At its 27th Annual General Meeting, Helvetia Holding presented the best business result in its history to the 2 279 shareholders with voting rights in attendance at the Olma show grounds in St.Gallen (representing 64.84 percent of the share capital). Based on the steady profitable growth, the dividend is to be increased on a sustainable basis. Helvetia posted 2.6% currency-adjusted growth in business volume. In addition, the core business proved resilient thanks to diversified business activities: robust underwriting and a one-off profit led to an IFRS-based after-tax profit of CHF 614.4 million. With its helvetia 20.25 strategy, Helvetia is systematically focused on customer needs and exploits organic and inorganic growth opportunities in a target-oriented manner.
"The 2022 financial year once again demonstrated the stability and growth potential of Helvetia's business model. We have again succeeded in creating sustainable value for our shareholders", said Philipp Gmür, Group CEO of Helvetia, with reference to the 2022 financial statements.
Chairman's address focuses on sustainability
To add context to the key financial figures, Thomas Schmuckli, Chairman of the Board of Directors of Helvetia Holding, provided the Annual General Meeting with information on the topic of sustainability at Helvetia, highlighting that sustainability is now viewed as a comprehensive topic addressed by Helvetia within the ESG framework. Thomas Schmuckli went into greater detail on the reduction of CO2 emissions. On the question of reducing CO2 emissions in Helvetia's own insurance portfolio, he stated: "Our contribution toward reducing CO2 emissions is focused on customers and solutions, and therefore takes various forms.

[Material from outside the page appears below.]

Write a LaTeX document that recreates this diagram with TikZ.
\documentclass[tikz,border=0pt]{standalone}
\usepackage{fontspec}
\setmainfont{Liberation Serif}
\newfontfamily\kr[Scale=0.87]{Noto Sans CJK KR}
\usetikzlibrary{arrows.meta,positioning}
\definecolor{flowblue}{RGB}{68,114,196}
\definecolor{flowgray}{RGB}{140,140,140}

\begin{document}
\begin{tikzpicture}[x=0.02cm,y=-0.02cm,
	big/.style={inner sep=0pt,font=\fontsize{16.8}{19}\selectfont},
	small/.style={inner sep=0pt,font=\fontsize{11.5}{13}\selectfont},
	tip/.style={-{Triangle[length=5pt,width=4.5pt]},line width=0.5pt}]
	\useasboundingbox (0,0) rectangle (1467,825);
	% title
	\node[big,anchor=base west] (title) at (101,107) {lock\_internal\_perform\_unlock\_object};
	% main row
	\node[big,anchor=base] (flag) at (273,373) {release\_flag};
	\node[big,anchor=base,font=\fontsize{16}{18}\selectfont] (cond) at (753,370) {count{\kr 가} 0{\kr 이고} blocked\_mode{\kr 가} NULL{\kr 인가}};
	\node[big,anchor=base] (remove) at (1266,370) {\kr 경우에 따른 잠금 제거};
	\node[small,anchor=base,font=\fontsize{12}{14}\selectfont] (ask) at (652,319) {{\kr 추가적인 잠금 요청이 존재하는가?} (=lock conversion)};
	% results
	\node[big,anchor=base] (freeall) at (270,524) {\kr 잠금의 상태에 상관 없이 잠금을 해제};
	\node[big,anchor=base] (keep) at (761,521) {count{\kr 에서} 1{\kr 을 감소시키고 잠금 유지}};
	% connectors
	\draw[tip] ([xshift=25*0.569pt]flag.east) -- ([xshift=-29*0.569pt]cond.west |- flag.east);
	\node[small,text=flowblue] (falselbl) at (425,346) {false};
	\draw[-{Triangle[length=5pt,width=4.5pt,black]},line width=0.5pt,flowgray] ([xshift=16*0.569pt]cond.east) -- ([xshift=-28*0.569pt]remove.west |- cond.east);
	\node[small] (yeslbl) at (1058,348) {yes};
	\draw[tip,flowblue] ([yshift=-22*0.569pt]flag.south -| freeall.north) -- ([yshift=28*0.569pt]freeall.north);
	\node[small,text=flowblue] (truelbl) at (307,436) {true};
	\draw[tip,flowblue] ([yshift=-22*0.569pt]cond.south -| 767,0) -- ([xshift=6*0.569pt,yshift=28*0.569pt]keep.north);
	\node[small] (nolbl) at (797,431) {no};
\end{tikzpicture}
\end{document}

For existing customers with CO2-intensive business, we examine their strategy for reducing CO2, and for new business there are exclusions for CO2-intensive business, for instance for coal-fired power stations."
Dividend increased by 40 rappen
When it published its 2022 financial statements, Helvetia announced that, based on the strong performance of the core business, the one-off profit from the sale of the Spanish life insurance company Sa Nostra Vida and the steady optimization of capital deployment, it would increase the target for the cumulative dividend distribution to more than CHF 1.65 billion by the end of the strategy period. The Board of Directors therefore proposed that the Annual General Meeting increase the dividend by 40 rappen to CHF 5.90 per share. The shareholders approved this proposal.

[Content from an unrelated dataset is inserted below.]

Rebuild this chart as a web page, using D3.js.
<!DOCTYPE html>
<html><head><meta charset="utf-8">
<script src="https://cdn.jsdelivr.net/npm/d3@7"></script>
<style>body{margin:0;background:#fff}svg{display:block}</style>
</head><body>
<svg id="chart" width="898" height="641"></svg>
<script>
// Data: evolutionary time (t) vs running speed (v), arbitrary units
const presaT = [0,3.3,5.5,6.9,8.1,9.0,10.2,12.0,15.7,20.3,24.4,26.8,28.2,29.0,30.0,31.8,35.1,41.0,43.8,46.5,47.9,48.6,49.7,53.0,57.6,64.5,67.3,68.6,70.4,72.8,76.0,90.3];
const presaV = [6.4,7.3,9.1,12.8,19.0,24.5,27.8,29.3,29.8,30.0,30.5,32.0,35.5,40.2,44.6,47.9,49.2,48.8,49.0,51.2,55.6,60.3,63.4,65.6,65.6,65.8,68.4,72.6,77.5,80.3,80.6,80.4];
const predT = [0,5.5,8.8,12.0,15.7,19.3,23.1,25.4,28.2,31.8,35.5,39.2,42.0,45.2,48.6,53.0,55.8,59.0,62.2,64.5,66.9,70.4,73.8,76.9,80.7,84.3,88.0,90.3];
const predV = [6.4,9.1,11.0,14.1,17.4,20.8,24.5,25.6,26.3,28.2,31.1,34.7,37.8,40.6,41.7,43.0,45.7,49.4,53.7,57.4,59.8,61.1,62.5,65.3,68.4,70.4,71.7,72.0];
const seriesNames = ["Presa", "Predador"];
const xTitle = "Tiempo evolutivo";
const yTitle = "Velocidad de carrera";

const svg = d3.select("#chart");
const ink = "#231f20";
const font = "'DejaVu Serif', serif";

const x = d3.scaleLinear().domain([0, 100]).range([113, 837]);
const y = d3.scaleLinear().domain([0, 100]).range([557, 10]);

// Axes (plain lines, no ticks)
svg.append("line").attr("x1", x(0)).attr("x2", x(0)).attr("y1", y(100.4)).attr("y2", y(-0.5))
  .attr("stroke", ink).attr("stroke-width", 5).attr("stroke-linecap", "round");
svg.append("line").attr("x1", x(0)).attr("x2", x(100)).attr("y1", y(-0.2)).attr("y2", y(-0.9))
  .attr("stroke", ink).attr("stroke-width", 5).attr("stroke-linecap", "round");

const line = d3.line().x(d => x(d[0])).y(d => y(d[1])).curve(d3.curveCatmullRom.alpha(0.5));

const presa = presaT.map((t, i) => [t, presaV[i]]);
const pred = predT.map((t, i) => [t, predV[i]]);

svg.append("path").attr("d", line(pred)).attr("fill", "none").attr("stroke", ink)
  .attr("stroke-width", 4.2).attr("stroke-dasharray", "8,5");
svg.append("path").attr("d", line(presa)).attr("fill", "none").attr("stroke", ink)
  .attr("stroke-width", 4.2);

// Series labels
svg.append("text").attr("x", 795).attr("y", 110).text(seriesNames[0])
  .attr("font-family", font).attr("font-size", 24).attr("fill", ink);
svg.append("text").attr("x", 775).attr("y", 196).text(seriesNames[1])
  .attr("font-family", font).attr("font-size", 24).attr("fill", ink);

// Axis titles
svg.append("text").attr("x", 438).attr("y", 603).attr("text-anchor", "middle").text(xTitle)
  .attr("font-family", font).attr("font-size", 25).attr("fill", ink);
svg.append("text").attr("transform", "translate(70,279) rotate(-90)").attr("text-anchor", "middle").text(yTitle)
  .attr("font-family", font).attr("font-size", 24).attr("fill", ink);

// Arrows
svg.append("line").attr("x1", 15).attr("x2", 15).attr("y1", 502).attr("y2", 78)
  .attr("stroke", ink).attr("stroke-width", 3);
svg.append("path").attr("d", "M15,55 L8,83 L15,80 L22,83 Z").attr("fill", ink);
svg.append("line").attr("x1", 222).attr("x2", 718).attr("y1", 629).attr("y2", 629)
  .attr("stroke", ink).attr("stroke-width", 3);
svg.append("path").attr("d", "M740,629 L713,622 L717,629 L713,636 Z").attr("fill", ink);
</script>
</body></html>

Thomas Schmuckli confirmed as Chairman of the Board of Directors
The Annual General Meeting confirmed Thomas Schmuckli as Chairman of the Board of Directors. All other Board members, with the exception of Jean-René Fournier, who left the Board after 12 years, were also re-elected. The shareholders elected Yvonne Wicki Macus and René Cotting as new members of the Board of Directors.
Amendment of the Articles of Association due to the revision of company law
Due to the revision of company law that came into force at the beginning of the year, the Board of Directors proposed that the Annual General Meeting adopt various amendments to the Articles of Association. These amendments aim, among other things, to improve protection for minority shareholders and to modernize the provisions on the holding of Annual General Meetings. The Annual General Meeting approved all amendments to the Articles of Association.
Remuneration approved
Furthermore, shareholders approved the total amounts of fixed remuneration for the members of the Board of Directors and the fixed and variable compensation for Group Executive Management. Finally, the law firm Bachmann of St.Gallen was confirmed as independent proxy and KPMG AG, Zurich, was once again elected as auditor.